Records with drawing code
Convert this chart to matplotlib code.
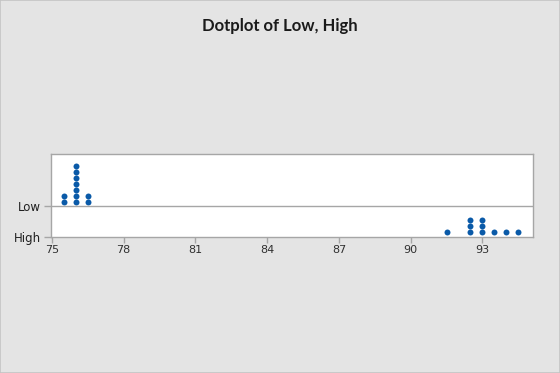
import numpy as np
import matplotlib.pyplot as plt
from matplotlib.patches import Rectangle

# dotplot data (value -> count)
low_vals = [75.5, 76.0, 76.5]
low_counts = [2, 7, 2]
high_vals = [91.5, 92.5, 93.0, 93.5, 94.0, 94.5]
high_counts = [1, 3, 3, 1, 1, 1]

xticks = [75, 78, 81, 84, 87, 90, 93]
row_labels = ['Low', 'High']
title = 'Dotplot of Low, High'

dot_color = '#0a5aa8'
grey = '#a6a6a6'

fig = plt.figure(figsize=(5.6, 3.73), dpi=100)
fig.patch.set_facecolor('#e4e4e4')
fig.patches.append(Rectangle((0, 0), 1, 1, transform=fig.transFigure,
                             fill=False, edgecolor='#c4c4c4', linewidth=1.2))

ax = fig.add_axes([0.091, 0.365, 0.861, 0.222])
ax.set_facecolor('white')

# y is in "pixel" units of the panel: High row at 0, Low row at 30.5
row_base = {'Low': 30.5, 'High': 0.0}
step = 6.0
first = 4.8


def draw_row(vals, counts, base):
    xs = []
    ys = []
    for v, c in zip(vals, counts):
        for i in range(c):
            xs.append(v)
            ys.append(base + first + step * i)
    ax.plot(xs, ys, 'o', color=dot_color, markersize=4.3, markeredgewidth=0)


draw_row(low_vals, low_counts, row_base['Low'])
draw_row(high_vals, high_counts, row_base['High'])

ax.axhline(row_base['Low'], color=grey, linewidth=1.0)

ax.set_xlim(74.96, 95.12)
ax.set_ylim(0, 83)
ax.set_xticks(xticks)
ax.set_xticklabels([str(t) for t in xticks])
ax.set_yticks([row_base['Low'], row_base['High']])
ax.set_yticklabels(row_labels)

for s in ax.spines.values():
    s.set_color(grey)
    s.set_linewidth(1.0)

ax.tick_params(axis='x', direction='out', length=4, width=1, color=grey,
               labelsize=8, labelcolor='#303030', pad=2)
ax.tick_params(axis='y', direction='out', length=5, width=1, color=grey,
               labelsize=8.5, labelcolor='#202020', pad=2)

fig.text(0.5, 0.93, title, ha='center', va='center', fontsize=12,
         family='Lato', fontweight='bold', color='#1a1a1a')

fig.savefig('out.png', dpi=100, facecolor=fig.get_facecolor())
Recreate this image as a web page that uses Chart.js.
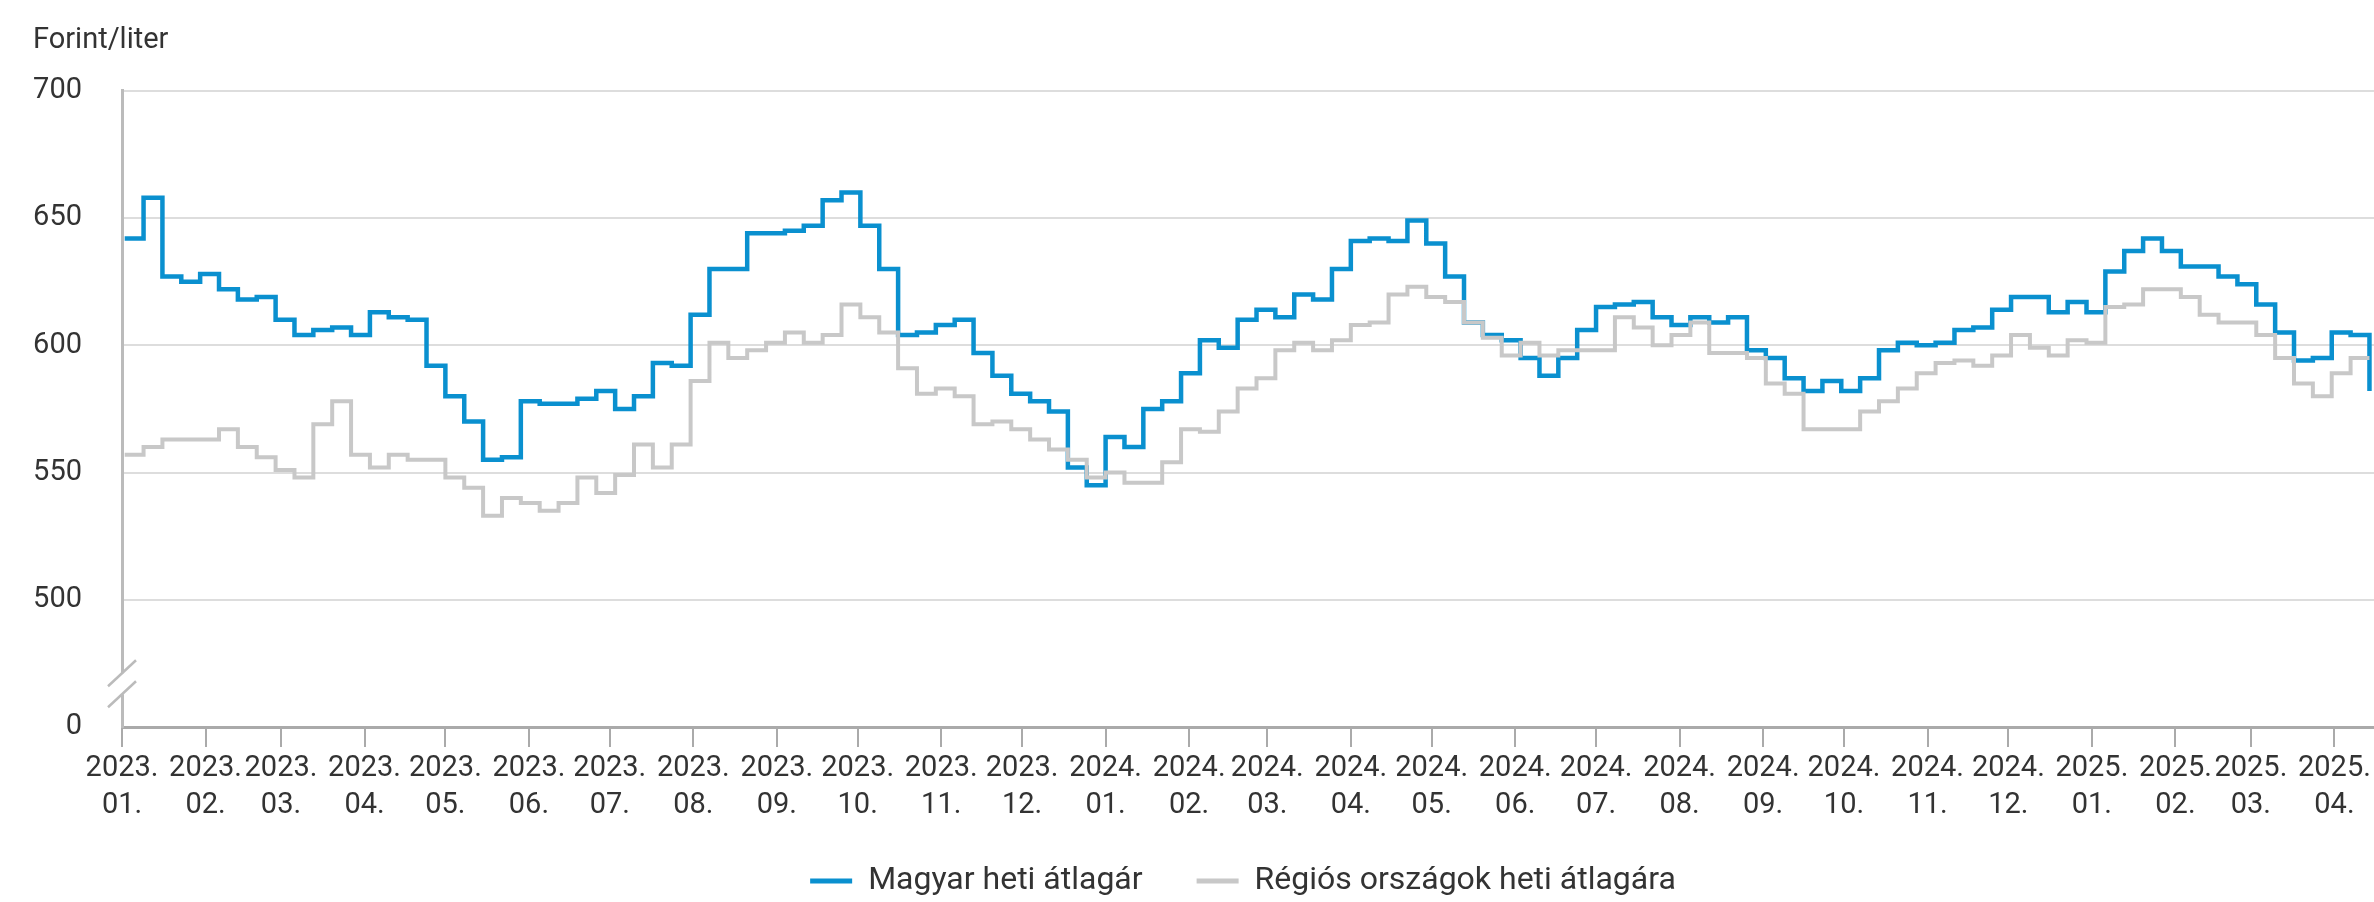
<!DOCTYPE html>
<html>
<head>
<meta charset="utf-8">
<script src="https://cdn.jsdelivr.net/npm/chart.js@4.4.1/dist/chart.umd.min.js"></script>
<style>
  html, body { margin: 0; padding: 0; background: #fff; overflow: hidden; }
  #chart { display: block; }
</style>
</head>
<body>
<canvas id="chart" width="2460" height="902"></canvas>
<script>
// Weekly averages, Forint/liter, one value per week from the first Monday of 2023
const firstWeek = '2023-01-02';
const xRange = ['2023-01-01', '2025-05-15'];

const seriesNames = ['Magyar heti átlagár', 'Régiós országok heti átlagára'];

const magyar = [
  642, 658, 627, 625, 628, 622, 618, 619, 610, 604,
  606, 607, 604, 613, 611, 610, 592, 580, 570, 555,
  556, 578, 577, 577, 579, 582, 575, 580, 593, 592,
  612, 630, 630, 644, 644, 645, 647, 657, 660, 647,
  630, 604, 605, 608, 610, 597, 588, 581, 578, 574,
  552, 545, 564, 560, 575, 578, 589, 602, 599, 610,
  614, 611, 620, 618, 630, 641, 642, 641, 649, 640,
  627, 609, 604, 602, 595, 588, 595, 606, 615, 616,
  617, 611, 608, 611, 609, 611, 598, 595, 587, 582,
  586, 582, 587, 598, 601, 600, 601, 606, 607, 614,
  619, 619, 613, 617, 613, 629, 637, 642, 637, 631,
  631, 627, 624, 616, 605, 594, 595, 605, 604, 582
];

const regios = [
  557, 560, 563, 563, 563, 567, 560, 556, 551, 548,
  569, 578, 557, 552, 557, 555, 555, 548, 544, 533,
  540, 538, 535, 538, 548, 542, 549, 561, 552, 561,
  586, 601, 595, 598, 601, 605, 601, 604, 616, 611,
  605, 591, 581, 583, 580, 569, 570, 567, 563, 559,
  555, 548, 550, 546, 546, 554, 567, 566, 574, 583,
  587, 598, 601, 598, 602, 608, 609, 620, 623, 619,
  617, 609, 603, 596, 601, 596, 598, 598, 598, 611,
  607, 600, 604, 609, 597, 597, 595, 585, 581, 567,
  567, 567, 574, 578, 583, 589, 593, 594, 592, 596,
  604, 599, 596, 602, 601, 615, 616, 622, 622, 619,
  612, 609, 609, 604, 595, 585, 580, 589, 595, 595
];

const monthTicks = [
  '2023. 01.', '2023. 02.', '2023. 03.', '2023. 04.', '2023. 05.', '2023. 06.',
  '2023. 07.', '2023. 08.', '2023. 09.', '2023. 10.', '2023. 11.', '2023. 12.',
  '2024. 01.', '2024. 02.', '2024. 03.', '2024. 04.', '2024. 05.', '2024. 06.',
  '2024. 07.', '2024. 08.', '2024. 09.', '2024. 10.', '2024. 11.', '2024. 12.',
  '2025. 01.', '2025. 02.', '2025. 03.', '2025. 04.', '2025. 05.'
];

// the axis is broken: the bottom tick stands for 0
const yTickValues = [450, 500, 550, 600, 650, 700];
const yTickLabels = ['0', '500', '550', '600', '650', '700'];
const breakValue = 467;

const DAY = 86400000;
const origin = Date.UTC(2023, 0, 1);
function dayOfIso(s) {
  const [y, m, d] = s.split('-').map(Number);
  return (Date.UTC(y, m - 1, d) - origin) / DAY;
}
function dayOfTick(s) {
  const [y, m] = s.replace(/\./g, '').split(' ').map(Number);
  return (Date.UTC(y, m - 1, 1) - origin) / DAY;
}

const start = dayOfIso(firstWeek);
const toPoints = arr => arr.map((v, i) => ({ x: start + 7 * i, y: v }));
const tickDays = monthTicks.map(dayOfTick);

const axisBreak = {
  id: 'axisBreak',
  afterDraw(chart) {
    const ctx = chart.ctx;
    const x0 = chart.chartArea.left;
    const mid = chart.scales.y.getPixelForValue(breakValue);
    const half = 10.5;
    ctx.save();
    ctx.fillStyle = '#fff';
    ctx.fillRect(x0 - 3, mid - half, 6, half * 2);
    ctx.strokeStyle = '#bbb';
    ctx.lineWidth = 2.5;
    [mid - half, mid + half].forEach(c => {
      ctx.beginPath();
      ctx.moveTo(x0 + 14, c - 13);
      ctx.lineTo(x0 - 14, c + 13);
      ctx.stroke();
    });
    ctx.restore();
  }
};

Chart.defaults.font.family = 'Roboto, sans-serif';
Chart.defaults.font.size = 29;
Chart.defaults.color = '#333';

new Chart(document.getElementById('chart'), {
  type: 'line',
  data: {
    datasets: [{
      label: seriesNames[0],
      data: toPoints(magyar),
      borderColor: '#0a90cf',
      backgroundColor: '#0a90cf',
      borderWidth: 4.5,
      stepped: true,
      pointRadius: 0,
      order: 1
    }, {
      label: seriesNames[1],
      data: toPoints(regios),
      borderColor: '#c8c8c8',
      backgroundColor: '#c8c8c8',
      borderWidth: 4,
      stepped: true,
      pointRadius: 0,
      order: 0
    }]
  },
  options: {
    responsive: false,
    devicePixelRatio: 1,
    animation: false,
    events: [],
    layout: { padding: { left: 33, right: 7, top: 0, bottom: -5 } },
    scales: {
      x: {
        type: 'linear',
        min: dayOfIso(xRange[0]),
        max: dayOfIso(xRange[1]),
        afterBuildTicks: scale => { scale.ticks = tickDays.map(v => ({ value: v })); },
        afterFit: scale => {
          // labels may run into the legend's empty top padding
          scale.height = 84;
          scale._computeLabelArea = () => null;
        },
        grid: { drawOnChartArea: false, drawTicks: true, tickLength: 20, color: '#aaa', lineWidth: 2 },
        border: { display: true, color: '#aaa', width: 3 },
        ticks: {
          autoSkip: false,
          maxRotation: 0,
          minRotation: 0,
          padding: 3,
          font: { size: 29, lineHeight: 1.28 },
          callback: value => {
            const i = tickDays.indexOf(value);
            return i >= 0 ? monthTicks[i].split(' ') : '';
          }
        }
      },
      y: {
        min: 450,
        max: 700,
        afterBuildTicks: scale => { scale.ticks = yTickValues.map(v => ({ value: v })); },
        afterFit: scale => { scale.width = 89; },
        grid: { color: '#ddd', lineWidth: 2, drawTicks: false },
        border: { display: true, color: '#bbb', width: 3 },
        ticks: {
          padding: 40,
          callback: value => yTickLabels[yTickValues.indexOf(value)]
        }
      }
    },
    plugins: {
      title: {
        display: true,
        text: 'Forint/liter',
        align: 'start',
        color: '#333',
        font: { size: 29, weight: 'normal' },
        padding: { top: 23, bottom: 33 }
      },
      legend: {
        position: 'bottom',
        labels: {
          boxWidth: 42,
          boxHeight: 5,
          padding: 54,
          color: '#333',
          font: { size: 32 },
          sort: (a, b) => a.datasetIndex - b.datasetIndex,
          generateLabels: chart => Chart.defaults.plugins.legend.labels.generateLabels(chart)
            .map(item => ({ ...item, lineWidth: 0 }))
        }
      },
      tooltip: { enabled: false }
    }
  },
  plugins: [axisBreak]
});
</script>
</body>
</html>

_PROBLEM DETAILS_.
Give the lines again word for word, from the start of the records to the line holding "fig.savefig('out.png', dpi=100, facecolor=fig.get_facecolor())", both included, and leave out any picture.

_COMPLETED EXERCISE_.
Convert this chart to matplotlib code.
import numpy as np
import matplotlib.pyplot as plt
from matplotlib.patches import Rectangle

# dotplot data (value -> count)
low_vals = [75.5, 76.0, 76.5]
low_counts = [2, 7, 2]
high_vals = [91.5, 92.5, 93.0, 93.5, 94.0, 94.5]
high_counts = [1, 3, 3, 1, 1, 1]

xticks = [75, 78, 81, 84, 87, 90, 93]
row_labels = ['Low', 'High']
title = 'Dotplot of Low, High'

dot_color = '#0a5aa8'
grey = '#a6a6a6'

fig = plt.figure(figsize=(5.6, 3.73), dpi=100)
fig.patch.set_facecolor('#e4e4e4')
fig.patches.append(Rectangle((0, 0), 1, 1, transform=fig.transFigure,
                             fill=False, edgecolor='#c4c4c4', linewidth=1.2))

ax = fig.add_axes([0.091, 0.365, 0.861, 0.222])
ax.set_facecolor('white')

# y is in "pixel" units of the panel: High row at 0, Low row at 30.5
row_base = {'Low': 30.5, 'High': 0.0}
step = 6.0
first = 4.8


def draw_row(vals, counts, base):
    xs = []
    ys = []
    for v, c in zip(vals, counts):
        for i in range(c):
            xs.append(v)
            ys.append(base + first + step * i)
    ax.plot(xs, ys, 'o', color=dot_color, markersize=4.3, markeredgewidth=0)


draw_row(low_vals, low_counts, row_base['Low'])
draw_row(high_vals, high_counts, row_base['High'])

ax.axhline(row_base['Low'], color=grey, linewidth=1.0)

ax.set_xlim(74.96, 95.12)
ax.set_ylim(0, 83)
ax.set_xticks(xticks)
ax.set_xticklabels([str(t) for t in xticks])
ax.set_yticks([row_base['Low'], row_base['High']])
ax.set_yticklabels(row_labels)

for s in ax.spines.values():
    s.set_color(grey)
    s.set_linewidth(1.0)

ax.tick_params(axis='x', direction='out', length=4, width=1, color=grey,
               labelsize=8, labelcolor='#303030', pad=2)
ax.tick_params(axis='y', direction='out', length=5, width=1, color=grey,
               labelsize=8.5, labelcolor='#202020', pad=2)

fig.text(0.5, 0.93, title, ha='center', va='center', fontsize=12,
         family='Lato', fontweight='bold', color='#1a1a1a')

fig.savefig('out.png', dpi=100, facecolor=fig.get_facecolor())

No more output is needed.